** start of Data block **
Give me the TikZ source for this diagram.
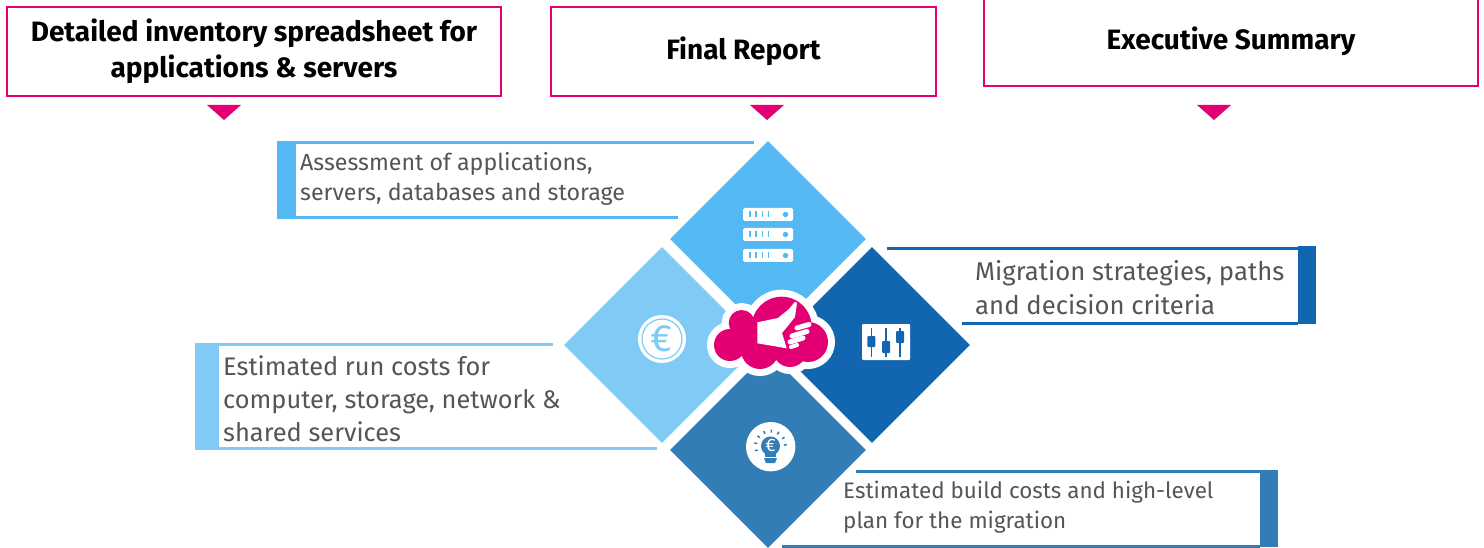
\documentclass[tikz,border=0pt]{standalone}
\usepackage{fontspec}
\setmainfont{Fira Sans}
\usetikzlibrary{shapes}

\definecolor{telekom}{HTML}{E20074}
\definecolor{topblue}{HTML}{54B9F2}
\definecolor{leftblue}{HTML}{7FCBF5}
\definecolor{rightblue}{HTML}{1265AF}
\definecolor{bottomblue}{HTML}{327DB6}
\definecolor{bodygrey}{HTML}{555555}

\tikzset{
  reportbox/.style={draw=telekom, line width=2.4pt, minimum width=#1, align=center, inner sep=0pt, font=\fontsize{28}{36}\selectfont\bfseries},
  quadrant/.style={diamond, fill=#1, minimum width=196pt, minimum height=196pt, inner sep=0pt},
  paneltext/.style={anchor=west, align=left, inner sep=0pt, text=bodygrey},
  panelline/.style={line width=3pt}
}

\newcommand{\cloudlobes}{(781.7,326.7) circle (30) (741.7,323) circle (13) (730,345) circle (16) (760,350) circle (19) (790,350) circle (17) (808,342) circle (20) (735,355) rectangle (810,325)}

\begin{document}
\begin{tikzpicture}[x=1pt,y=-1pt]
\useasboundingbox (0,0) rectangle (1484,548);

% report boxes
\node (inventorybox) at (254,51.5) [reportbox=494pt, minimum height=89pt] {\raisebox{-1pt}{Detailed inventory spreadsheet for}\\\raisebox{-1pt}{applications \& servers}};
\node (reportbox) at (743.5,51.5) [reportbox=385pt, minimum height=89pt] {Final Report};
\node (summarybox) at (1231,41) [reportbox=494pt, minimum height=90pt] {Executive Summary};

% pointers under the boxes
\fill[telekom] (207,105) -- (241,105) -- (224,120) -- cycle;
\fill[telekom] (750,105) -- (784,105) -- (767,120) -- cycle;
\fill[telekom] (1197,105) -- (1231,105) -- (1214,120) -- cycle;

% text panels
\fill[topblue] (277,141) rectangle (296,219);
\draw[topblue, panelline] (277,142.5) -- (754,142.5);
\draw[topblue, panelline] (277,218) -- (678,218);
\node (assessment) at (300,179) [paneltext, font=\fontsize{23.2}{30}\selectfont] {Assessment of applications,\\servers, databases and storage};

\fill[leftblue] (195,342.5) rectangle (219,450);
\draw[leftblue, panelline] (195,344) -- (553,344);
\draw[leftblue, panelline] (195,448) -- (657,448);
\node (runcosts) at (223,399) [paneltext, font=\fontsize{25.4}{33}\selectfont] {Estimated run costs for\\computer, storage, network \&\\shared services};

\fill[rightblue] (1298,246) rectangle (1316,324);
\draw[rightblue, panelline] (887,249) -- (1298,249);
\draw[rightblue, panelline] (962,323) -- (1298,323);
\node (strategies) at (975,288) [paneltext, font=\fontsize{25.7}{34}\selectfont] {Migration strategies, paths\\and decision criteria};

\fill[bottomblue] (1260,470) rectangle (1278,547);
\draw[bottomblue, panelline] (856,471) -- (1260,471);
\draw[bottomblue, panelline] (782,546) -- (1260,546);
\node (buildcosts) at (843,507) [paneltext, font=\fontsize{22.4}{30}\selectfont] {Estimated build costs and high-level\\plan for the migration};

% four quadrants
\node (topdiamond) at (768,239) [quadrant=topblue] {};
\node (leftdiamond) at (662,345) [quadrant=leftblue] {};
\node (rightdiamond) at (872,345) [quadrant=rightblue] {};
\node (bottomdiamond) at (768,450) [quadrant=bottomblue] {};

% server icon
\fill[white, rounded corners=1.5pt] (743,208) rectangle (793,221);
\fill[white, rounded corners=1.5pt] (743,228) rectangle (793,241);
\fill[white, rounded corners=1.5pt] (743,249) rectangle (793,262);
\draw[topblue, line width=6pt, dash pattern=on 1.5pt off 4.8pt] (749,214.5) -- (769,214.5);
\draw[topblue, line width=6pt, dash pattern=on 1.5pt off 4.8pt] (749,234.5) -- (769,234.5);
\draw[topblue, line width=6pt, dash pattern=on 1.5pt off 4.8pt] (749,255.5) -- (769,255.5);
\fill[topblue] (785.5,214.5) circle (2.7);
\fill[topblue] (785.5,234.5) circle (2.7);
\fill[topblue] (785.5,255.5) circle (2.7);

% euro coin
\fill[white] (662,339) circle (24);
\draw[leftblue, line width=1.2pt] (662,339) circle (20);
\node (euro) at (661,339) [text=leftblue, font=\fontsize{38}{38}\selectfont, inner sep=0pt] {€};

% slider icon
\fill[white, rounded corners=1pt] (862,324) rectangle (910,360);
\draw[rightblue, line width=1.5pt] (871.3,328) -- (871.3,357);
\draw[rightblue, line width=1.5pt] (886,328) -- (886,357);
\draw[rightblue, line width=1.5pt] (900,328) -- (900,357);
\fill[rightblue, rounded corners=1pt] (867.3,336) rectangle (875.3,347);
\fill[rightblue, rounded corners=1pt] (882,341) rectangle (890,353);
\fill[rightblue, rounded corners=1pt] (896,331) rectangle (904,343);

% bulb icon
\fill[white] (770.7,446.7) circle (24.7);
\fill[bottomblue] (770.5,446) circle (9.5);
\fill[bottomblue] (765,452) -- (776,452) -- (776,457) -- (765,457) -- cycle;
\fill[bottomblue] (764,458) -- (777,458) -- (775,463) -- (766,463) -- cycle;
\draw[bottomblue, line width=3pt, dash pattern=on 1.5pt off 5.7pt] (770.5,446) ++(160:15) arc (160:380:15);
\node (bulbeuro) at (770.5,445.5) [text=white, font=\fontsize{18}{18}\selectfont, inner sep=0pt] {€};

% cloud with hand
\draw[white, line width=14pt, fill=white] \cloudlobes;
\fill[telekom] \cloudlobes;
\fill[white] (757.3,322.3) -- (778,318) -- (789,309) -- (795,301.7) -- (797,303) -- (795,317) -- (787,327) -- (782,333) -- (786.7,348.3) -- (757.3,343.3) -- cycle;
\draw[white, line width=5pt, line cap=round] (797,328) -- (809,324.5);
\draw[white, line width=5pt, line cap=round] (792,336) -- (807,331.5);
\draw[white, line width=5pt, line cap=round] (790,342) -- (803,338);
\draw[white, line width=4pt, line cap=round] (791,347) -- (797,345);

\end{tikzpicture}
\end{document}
** end of Data block **
* Short task
Begin at the first line of the data above and repeat each line exactly, stopping after the line containing "(runcosts) at (223,399)". Omit the pictures.

* Answer for this exercise
Give me the TikZ source for this diagram.
\documentclass[tikz,border=0pt]{standalone}
\usepackage{fontspec}
\setmainfont{Fira Sans}
\usetikzlibrary{shapes}

\definecolor{telekom}{HTML}{E20074}
\definecolor{topblue}{HTML}{54B9F2}
\definecolor{leftblue}{HTML}{7FCBF5}
\definecolor{rightblue}{HTML}{1265AF}
\definecolor{bottomblue}{HTML}{327DB6}
\definecolor{bodygrey}{HTML}{555555}

\tikzset{
  reportbox/.style={draw=telekom, line width=2.4pt, minimum width=#1, align=center, inner sep=0pt, font=\fontsize{28}{36}\selectfont\bfseries},
  quadrant/.style={diamond, fill=#1, minimum width=196pt, minimum height=196pt, inner sep=0pt},
  paneltext/.style={anchor=west, align=left, inner sep=0pt, text=bodygrey},
  panelline/.style={line width=3pt}
}

\newcommand{\cloudlobes}{(781.7,326.7) circle (30) (741.7,323) circle (13) (730,345) circle (16) (760,350) circle (19) (790,350) circle (17) (808,342) circle (20) (735,355) rectangle (810,325)}

\begin{document}
\begin{tikzpicture}[x=1pt,y=-1pt]
\useasboundingbox (0,0) rectangle (1484,548);

% report boxes
\node (inventorybox) at (254,51.5) [reportbox=494pt, minimum height=89pt] {\raisebox{-1pt}{Detailed inventory spreadsheet for}\\\raisebox{-1pt}{applications \& servers}};
\node (reportbox) at (743.5,51.5) [reportbox=385pt, minimum height=89pt] {Final Report};
\node (summarybox) at (1231,41) [reportbox=494pt, minimum height=90pt] {Executive Summary};

% pointers under the boxes
\fill[telekom] (207,105) -- (241,105) -- (224,120) -- cycle;
\fill[telekom] (750,105) -- (784,105) -- (767,120) -- cycle;
\fill[telekom] (1197,105) -- (1231,105) -- (1214,120) -- cycle;

% text panels
\fill[topblue] (277,141) rectangle (296,219);
\draw[topblue, panelline] (277,142.5) -- (754,142.5);
\draw[topblue, panelline] (277,218) -- (678,218);
\node (assessment) at (300,179) [paneltext, font=\fontsize{23.2}{30}\selectfont] {Assessment of applications,\\servers, databases and storage};

\fill[leftblue] (195,342.5) rectangle (219,450);
\draw[leftblue, panelline] (195,344) -- (553,344);
\draw[leftblue, panelline] (195,448) -- (657,448);
\node (runcosts) at (223,399) [paneltext, font=\fontsize{25.4}{33}\selectfont] {Estimated run costs for\\computer, storage, network \&\\shared services};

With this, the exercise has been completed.